Joshua Lowcock – an Australian New York-based advertising executive who is now president at marketing agency Quad – called for greater regulation of the global advertising industry to ensure more transparency.
“This is an industry-wide problem, where there is a lack of diligence by ad tech vendors with their “publisher partners” and where advertisers are opted into opaque and non-disclosed inventory, often by default,” Mr Lowcock told The Australian.
“This is not unique to Google. This is able to occur because there is a lack of regulatory oversight of the billion-dollar advertising industry and too much trust placed in the advertising ecosystem, in automation and AI, and an underinvestment in checks and balances that drive transparency.”
But Mr Lowcock said businesses could take steps to protect themselves.
“(They can) invest in tools that have the capability to analyse search performance for fraudulent behaviour and that can do forensic analysis of their media log file data,” he said.

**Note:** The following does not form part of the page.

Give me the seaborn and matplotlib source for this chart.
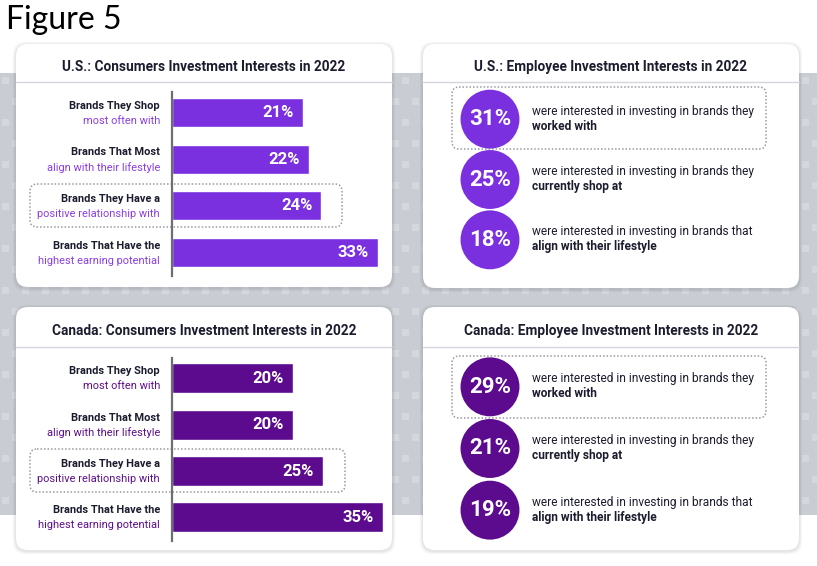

“They can also work with agencies that demand and expect these tools to be used.”
A NAB spokeswoman said: “Protecting the integrity of the NAB brand is important to us.
“We continually work with our agency partners and the media outlets who publish our advertising to ensure the integrity of our brand and where there are issues we will address them.”
In June, Adalytics published a report which said about 80 per cent of Google’s video-ad placements on third-party sites violated promised standards, raising questions about the transparency of the tech behemoth’s online-ad business. Google rejected those claims.